デニロ

コンサート・フォー・ジョージのデニロのレビュー・感想・評価

3.5
エリックは言う。ジョージがこれを見たら、そんなことはしなくていい、そう言うだろう。でも、わたしはこういうことでしか悲しみを表せないんだ。2001年に亡くなったジョージ・ハリスンの追悼コンサート。2002年11月29日にロンドンのロイヤルアルバートホールで開催される。主催は音楽監督を務めたエリック・クラプトン。ふたりの間には男と女の愛憎を巡るいろいろがあったんでしょうが、友情だけでははかれない何かがあったのでしょう。ジョージの容貌からは達観しか見えぬのですが。

わたしが、ジョージ・ハリスンを意識したのは高校生の頃買った「Sgt. Pepper's Lonely Hearts Club Band」の一曲/ Within You Without You/。この曲を聴くまでは/ A Day In The Life/が最高だと思っていた。でも、この曲を聞いたら。ビートルズは全部レノン/マッカートニーだと思っていた。その時初めて、そうじゃないんだと。思いつめたようなラブソング/Something/もジョージだった。

ジョージがインド旅行で影響を受けたラヴィ・シャンカルの登場は分かるのですが、何でモンティ・パイソン?つらつらと画面を眺めていたらジョージは彼らのことが大好きだったらしい。ビートルズと深いところでつながっている、とそんなことを感じていたそうだ。また、彼らが資金繰りに苦しくなった際には資金援助をしてもいたそうだ。「木こりの歌」とか数曲歌っていたけれどよくわからない。何しろわたしはモンティ・パイソンを観たことがないのです。
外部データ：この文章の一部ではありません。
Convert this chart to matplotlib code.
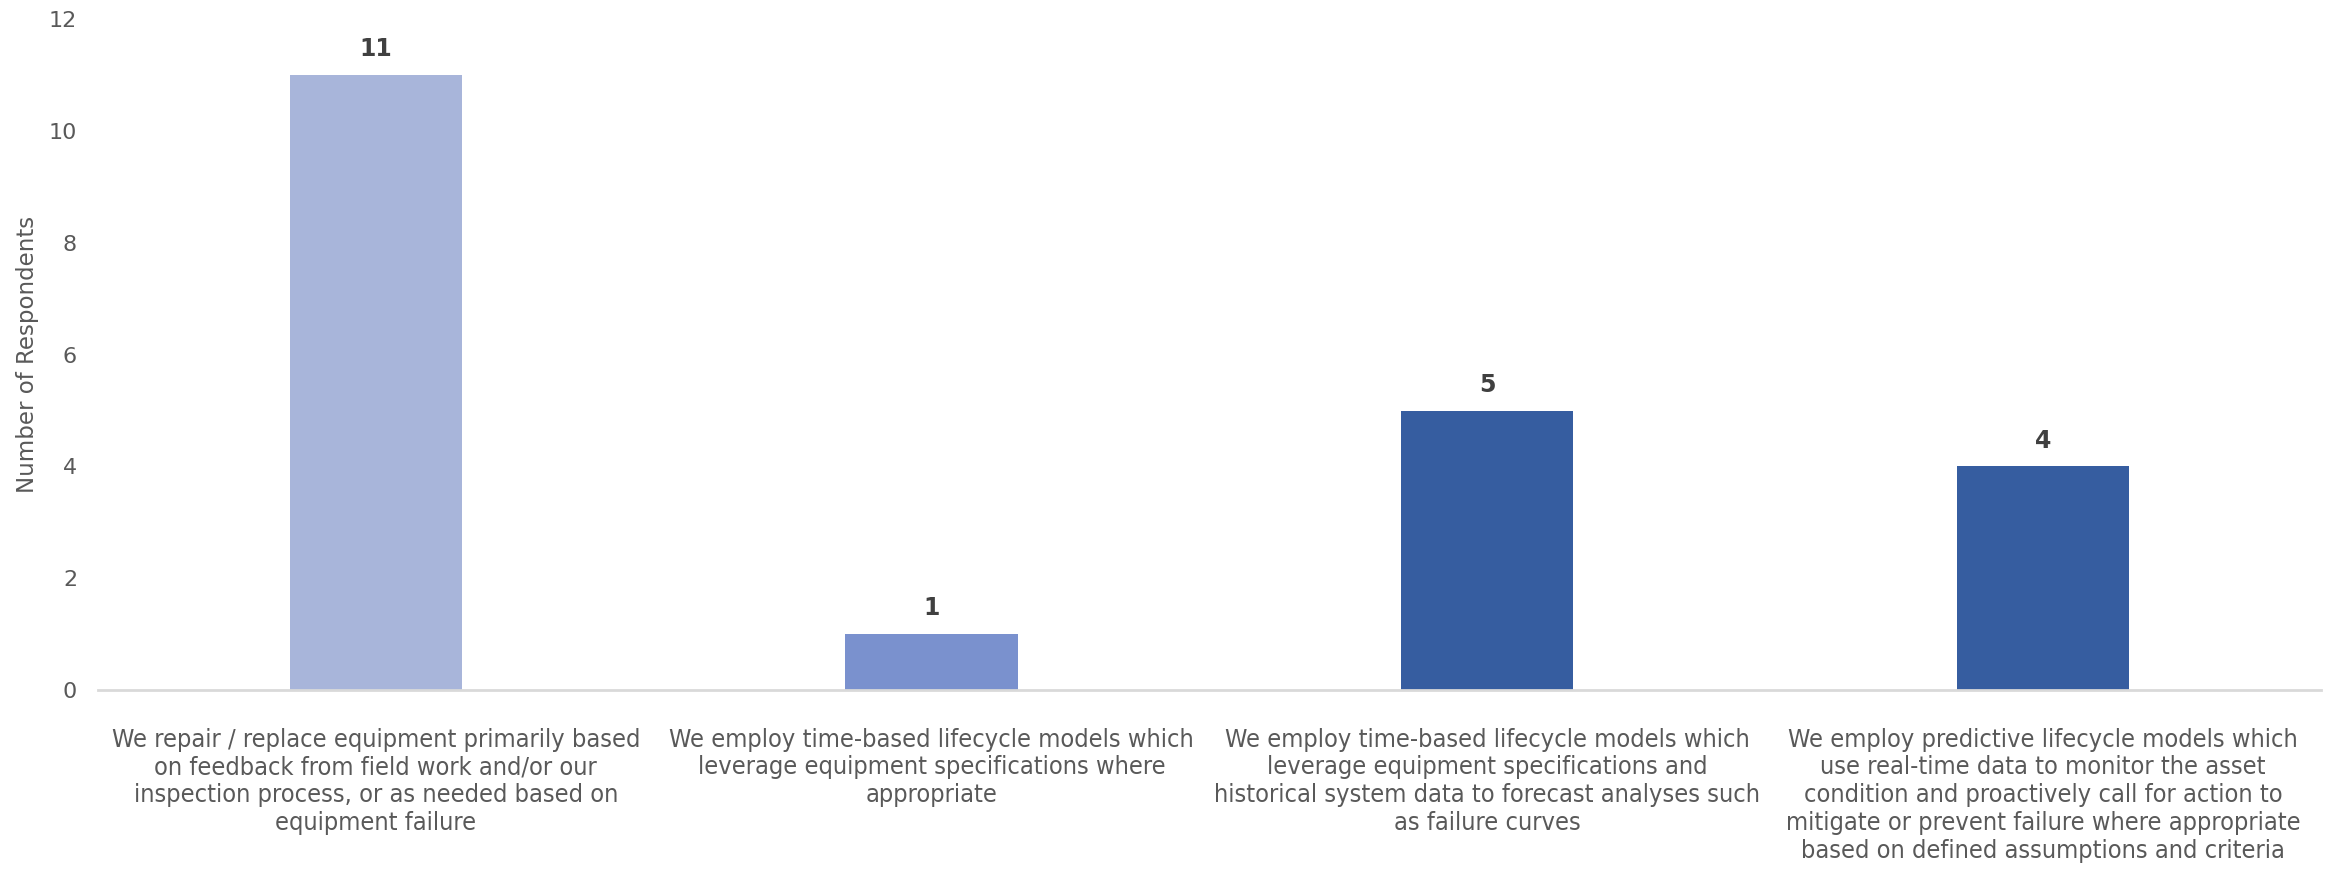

ジョー・ブラウン、トム・ペティ、ジェフ・リン、ビリー・プレストン等々、チョーカッコいいプレイヤーが次々にジョージの曲を演奏します。もちろんポール・マッカ-トニーとリンゴ・スターも。エリックとポールの「While My Guitar Gently Weeps」なんて涙ものです。そんな中で、ジュールズ・ホーランドのピアノをバックに悪魔的な美しさのサム・ブラウンがジョージの遺作「Horse To The Water」を歌い上げるシーンに、わたしはエクスタシーを感じるのです。

さて、エリック・クラプトン。ドラッグにアルコールと散々他人に迷惑をかけていたのだけれど生きながらえている。アルコールでボロボロになっていたエリックを支えたのはジョージだった。ダイアモンドを削るのはダイアモンドだけ。エリックを削り込んで磨いていたもう一人のギタリストジェフ・ベックが今年1月に亡くなった。エリックは、彼のためにも錚々たるメンバーを集めてトリビュート・コンサートをこの5月に開いた。それが彼の悲しみの表現だから。それが生きる者の責任だから。